Input for this task -
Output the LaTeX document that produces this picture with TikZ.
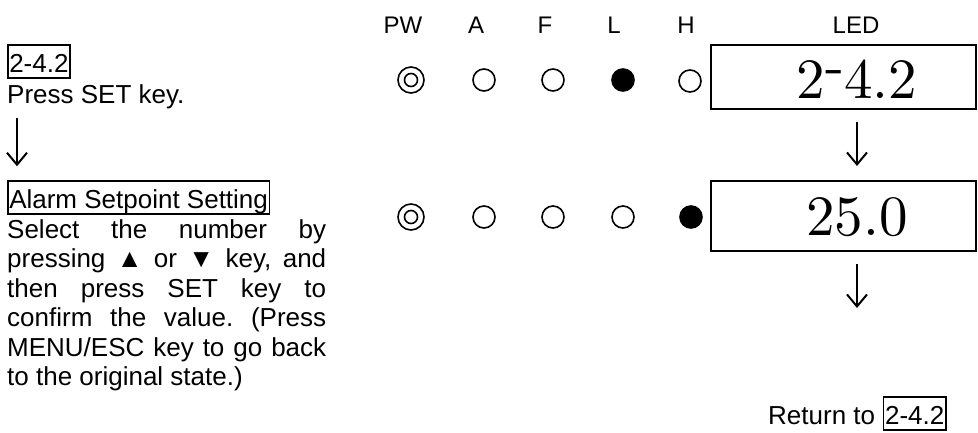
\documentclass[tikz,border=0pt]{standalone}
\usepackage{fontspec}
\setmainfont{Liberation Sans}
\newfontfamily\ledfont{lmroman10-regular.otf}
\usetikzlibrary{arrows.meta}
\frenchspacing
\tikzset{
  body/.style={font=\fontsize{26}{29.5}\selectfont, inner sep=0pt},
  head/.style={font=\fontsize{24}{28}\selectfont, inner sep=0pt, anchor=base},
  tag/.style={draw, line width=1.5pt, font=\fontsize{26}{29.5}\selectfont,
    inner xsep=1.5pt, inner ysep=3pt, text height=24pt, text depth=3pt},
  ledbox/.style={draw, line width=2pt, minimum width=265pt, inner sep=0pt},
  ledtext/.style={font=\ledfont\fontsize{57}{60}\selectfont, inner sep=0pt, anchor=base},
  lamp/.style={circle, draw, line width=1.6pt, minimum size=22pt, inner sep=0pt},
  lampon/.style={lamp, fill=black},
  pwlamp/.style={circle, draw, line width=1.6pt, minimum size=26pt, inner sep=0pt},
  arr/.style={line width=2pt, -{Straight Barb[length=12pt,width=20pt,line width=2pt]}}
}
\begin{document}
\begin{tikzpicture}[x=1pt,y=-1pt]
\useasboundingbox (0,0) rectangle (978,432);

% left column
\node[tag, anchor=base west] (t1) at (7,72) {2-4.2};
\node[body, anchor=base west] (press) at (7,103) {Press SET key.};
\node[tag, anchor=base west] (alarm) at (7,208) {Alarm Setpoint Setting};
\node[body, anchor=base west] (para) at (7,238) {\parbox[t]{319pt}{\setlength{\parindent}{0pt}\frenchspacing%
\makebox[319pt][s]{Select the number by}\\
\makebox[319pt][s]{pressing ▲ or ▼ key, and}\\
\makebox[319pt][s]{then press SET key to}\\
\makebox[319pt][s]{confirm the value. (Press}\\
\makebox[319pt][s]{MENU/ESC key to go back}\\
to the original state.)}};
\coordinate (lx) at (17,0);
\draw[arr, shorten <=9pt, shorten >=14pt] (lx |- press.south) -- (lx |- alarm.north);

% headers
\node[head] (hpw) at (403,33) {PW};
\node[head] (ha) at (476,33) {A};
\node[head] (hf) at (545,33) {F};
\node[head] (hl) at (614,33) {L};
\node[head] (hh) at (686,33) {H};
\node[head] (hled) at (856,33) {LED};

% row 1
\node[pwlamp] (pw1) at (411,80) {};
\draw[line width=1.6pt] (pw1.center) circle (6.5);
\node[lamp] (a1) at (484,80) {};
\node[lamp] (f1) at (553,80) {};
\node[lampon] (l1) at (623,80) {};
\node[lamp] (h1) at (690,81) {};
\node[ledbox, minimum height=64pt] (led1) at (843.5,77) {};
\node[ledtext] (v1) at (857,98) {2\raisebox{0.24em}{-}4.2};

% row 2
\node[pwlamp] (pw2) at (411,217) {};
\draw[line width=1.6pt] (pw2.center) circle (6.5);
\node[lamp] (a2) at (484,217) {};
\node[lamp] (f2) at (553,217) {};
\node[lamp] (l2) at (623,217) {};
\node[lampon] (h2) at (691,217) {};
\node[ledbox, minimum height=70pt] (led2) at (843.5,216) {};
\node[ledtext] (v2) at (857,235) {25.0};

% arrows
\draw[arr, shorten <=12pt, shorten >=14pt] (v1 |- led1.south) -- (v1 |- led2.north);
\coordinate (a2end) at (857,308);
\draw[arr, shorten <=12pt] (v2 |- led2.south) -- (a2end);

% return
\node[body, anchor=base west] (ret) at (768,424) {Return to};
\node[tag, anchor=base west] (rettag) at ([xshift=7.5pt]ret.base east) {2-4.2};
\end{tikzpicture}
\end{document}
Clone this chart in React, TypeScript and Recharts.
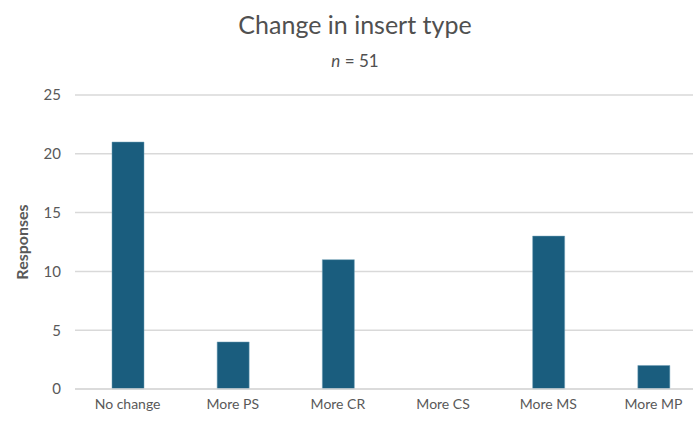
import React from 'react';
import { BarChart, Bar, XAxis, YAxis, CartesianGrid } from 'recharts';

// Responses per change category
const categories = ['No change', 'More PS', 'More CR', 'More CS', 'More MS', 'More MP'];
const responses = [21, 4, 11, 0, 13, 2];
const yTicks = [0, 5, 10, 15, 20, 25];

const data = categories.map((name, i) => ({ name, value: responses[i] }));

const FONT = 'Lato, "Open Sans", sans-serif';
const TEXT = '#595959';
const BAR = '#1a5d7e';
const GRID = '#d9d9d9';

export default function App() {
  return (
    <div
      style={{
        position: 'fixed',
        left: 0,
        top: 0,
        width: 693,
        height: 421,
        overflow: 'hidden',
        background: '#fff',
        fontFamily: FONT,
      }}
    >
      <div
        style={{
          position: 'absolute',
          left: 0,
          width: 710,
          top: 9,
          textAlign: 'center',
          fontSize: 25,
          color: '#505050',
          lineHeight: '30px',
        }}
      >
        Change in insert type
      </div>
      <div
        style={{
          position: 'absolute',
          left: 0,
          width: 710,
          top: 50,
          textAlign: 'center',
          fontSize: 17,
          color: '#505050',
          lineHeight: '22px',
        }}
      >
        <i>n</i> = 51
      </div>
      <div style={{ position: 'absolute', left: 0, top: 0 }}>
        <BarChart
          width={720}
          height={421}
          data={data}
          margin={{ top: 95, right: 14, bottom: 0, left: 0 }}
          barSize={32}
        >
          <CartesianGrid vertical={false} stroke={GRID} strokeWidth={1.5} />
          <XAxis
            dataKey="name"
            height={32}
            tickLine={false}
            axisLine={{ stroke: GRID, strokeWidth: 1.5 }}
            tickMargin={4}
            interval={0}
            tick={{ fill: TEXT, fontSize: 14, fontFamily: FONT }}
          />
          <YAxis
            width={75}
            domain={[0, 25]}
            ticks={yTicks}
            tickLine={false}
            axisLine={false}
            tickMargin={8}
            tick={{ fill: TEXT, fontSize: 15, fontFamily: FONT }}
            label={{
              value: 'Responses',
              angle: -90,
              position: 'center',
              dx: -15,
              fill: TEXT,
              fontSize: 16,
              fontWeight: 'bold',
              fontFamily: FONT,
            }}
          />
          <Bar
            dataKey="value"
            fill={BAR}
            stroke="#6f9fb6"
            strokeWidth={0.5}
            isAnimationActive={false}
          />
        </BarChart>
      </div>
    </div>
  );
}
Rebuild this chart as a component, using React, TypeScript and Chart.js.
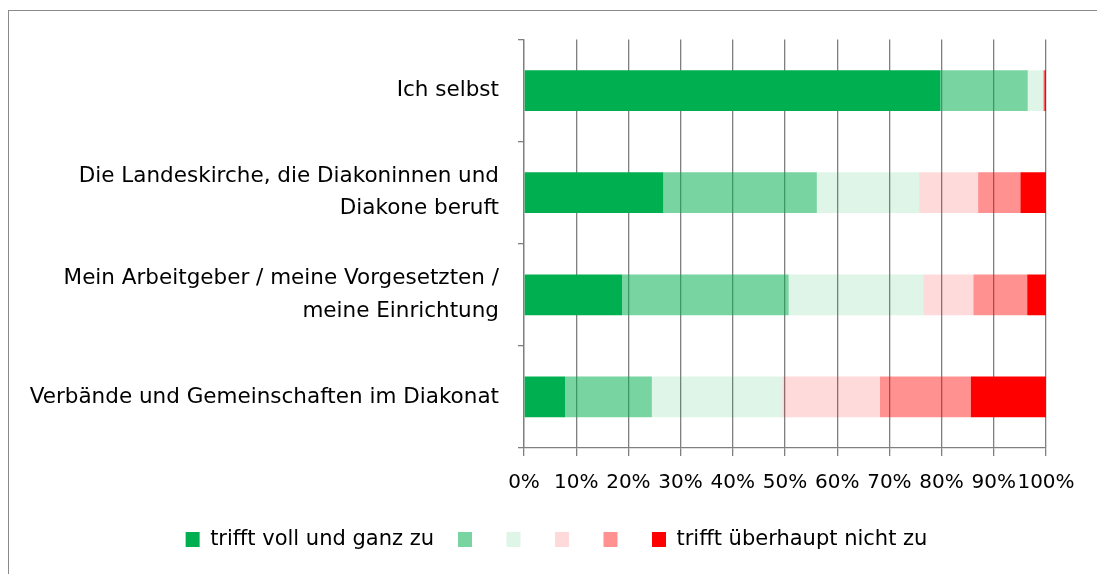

Task brief - Among the entries above, locate the line with "Clone this chart" and the line with "XAxis, YAxis, CartesianGrid". Give those two lines and all lines between them again, exactly, leaving out the pictures.

Result for this exercise -
Clone this chart in React, TypeScript and Recharts.
import React from 'react';
import { BarChart, Bar, XAxis, YAxis, CartesianGrid } from 'recharts';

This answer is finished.